In 2009, the U.S. Supreme Court rendered a number of important decisions involving employment issues (Crawford – retaliation issue; Gross – age discrimination; Ricci – affirmative action; 14 Penn Plaza – arbitration of discrimination claims in union context). While 2010 may not bring decisions of comparable significance from the nation’s high court, there are a number of cases before the Supreme Court that could be important to employers and employees alike. We are monitoring four cases in particular.
In City of Ontario vs. Quon (review granted on December 14, 2009), the Court is considering several inter-related employee privacy issues. The facts of the case are relatively straightforward. The City of Ontario police department provided pagers to certain employes, including members of its SWAT team. The City did not have an official policy regarding text messaging with the pagers but did have a policy providing that information sent via email on City communications systems was not confidential. However, at least one official in the Department allowed the employees to use the pagers for personal use. The City conducted an audit of employees who regularly exceeded monthly character limits on their pagers. During this audit, the City reviewed the transcripts of the texts sent on the pagers.
As a result of this audit, the City’s employees brought suit against the City for conducting an unreasonable search under the Fourth Amendment. The Ninth Circuit held that the search was unreasonable.
The Supreme Court is reviewing three issues:
b) Did Ninth Circuit contravene the Supreme Court’s Fourth Amendment precedents and create circuit conflict by analyzing whether the police department could have used “less intrusive methods” of reviewing text messages transmitted by SWAT team member on his SWAT pager? and,
c) Do individuals who send text messages to SWAT team member’s SWAT pager have reasonable expectation that their messages will be free from review by recipient’s government employer?
The Supreme Court’s resolution of these issues should be instructive both for public and private employers and should provide employers some guidance regarding employees’ privacy rights with respect to employer issued electronic devices and electronic media.
Another case we’re monitoring is Lewis v. Chicago (oral argument occurred on Feb. 22, 2010). Lewis is another case involving a test that had a disparate impact on minority applicants for firefighters; though the issue in Lewis focuses on the timeliness of the Charges of Discrimination. The Seventh Circuit held that the plaintiffs’ EEOC charges were untimely because the applicants were required to file their charges within 300 days after they learned that their test scores had placed them in the “qualified” category, and that the city would only be hiring “well-qualified” applicants.
Plaintiffs filed their administrative charges 420 after learning those facts, but within 300 days of the City actually beginning to hire the “well-qualified” applicants.
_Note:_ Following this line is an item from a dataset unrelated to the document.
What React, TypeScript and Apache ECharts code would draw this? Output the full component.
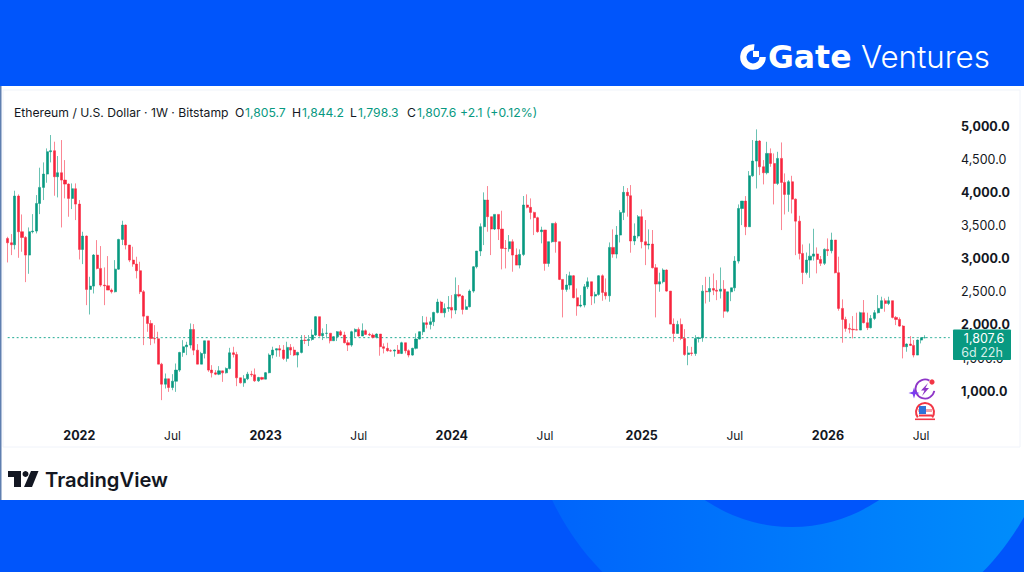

The question presented in Lewis is: When an employer adopts an employment practice that discriminates against African Americans in violation of Title VII’s disparate impact provision, must a plaintiff file his/her EEOC charge with 300 days after the announcement of the practice, or may a plaintiff file his/her charge within 300 days after employer’s use of discriminatory practice?
Here, too, the Supreme Court’s analysis is very likely to have ramifications beyond the public employer context and should help define the appropriate statute of limitations with regard to discriminatory practices that are announced but not immediately implemented or put into practice.
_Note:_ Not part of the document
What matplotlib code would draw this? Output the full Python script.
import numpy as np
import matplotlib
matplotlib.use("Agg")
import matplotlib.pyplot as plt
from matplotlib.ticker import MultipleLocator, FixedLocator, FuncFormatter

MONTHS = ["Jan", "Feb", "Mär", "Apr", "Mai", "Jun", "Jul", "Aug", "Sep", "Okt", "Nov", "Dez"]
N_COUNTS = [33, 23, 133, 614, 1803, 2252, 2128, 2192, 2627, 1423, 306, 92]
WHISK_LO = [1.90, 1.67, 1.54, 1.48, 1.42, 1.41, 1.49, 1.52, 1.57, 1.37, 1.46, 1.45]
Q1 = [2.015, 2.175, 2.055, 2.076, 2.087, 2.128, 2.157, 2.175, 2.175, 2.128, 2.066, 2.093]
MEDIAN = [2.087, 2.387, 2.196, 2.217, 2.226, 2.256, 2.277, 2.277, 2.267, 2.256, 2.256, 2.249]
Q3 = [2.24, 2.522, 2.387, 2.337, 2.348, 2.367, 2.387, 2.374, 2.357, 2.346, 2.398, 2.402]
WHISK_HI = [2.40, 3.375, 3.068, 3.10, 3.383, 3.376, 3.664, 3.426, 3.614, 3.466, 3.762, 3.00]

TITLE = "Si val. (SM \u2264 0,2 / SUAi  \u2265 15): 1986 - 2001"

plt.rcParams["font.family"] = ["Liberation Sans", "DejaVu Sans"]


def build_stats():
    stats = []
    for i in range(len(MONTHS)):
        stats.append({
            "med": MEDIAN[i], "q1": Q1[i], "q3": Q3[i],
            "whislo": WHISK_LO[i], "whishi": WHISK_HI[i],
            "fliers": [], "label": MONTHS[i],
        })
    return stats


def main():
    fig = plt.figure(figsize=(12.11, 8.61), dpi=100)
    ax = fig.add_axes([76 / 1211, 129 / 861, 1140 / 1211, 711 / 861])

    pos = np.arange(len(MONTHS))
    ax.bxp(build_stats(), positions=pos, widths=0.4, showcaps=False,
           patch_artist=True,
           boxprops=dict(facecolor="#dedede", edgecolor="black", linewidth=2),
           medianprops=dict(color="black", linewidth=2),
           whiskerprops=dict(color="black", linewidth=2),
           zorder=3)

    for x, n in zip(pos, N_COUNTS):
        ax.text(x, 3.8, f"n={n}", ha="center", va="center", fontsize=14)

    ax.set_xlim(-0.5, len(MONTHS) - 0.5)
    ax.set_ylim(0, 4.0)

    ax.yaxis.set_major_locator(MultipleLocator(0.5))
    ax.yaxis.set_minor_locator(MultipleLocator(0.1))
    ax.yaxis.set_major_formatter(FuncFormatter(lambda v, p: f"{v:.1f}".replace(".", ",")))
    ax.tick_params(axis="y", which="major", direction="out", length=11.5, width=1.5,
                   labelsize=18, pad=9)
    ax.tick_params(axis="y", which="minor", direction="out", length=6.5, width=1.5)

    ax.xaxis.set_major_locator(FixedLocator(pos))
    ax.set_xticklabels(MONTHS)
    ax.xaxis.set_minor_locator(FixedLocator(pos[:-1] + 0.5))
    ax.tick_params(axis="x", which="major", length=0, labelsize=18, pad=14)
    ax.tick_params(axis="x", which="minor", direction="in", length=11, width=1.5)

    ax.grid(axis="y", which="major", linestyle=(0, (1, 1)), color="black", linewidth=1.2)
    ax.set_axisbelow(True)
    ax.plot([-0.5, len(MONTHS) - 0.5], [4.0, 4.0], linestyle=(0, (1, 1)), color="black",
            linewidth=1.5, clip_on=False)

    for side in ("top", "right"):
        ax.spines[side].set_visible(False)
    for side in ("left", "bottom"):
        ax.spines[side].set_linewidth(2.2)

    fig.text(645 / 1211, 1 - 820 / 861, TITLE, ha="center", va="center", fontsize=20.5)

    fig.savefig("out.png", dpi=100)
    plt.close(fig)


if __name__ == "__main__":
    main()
A third case before the nation’s high court is Rent-A-Center West Inc. v. Jackson (review granted Jan. 15 ,2010). In Rent-A-Center West, an employee brought suit against his employer under § 1981 alleging race discrimination and retaliation. The employer had an arbitration agreement in place that governed discrimination claims. Based on this agreement, the District Court granted the employer’s motion to dismiss and compel arbitration, notwithstanding the employee’s argument that the arbitration provision was unconscionable. The Ninth Circuit reversed, holding that whether a mandatory arbitration provision within a larger contract is “unconscionable” is for a court , and not an arbitrator, to decide.
The specific question presented in the Rent-A-CenterWest case is whether a district court is required in all cases to determine claims that an arbitration agreement subject to the Federal Arbitration Act is unconscionable, when the parties to the contract have clearly and unmistakably assigned this ‘gateway’ issue to the arbitrator for decision? The decision has significance for any employer that uses mandatory arbitration agreements with its employees because it has the potential for shifting the issue of unconsionability from the arbitral to the judicial forum.
The last case currently before the U.S. Supreme Court that we’re monitoring is Granite Rock Co. v. Int’l Bhd of Teamsters (oral argument occurred on Jan. 19, 2010). This case focuses on the interaction between a local and international union, and implicates additional arbitration issues.
In Granite Rock, the employer sued the local union and international union under Section 301(a) of the Labor Management Relations Act (LMRA) claiming that (1) the international union tortiously interfered with a collective bargaining agreement (CBA) between the employer and the local union, and (2) the local union breached the CBA by going on strike. The Ninth Circuit held that the employer failed to state a claim under Section 301(a) against the international union because the tortious interference claim did not “arise under” the CBA between the employer and the local. The Court also held that the entire dispute between the employer and local union should go to arbitration because both parties consented to arbitration whether or not CBA had been ratified: the employer by suing under the contract and the union by moving to compel arbitration.
The two specific questions presented are:
a) Does a federal court have jurisdiction to determine whether a collective bargaining agreement was formed when it is disputed whether any binding contract exists, but no party makes an independent challenge to the arbitration clause apart from claiming it is inoperative before the contract is established?
b) Does Section 30l(a) of the LMRA, which generally preempts otherwise available state law causes of action, provide a cause of action against an international union that is not a direct signatory to the collective bargaining agreement, but effectively displaces its signatory local union and causes a strike, breaching a collective bargaining agreement for its own benefit?
While these issues may not be critical to non-unionized employers, for employers with employees working pursuant to a collective bargaining agreement, the decision has the potential to clarify some important issues affecting the employer/unionized employee relationship.
As we all have seen in the last 12 months, the U.S. Supreme Court is ideologically divided. We will have to see how the complex issues described above play out in the Court but if one made predictions solely on the basis of parties and ideology, one might predict the following outcomes:
Quon: Employer wins; no violation of employees’ Fourth Amendment rights against unreasonable search and seizure by public employer’s review of text messages sent on pagers;
Lewis: Employer wins; charges untimely because they were not filed within 300 days of the adoption of the policy;
Rent-A-Center West: Employer wins; the issue of the unconscionability of an arbitration agreement should be decided in the first instance by the arbitrator, not the federal courts; and,
Granite Rock: Employer wins (but likely not on all issues). It’s hard to imagine that this high court is going to do any favors for the labor movement.
We’ll see how these cases are decided within the next several months and you can assess whether my predictions, based largely on the general ideology of the majority of the Court, were accurate or misguided. As the Court renders its decisions on these four cases, we will provide you additional analyses to ensure that you understand the decisions and their practical consequences.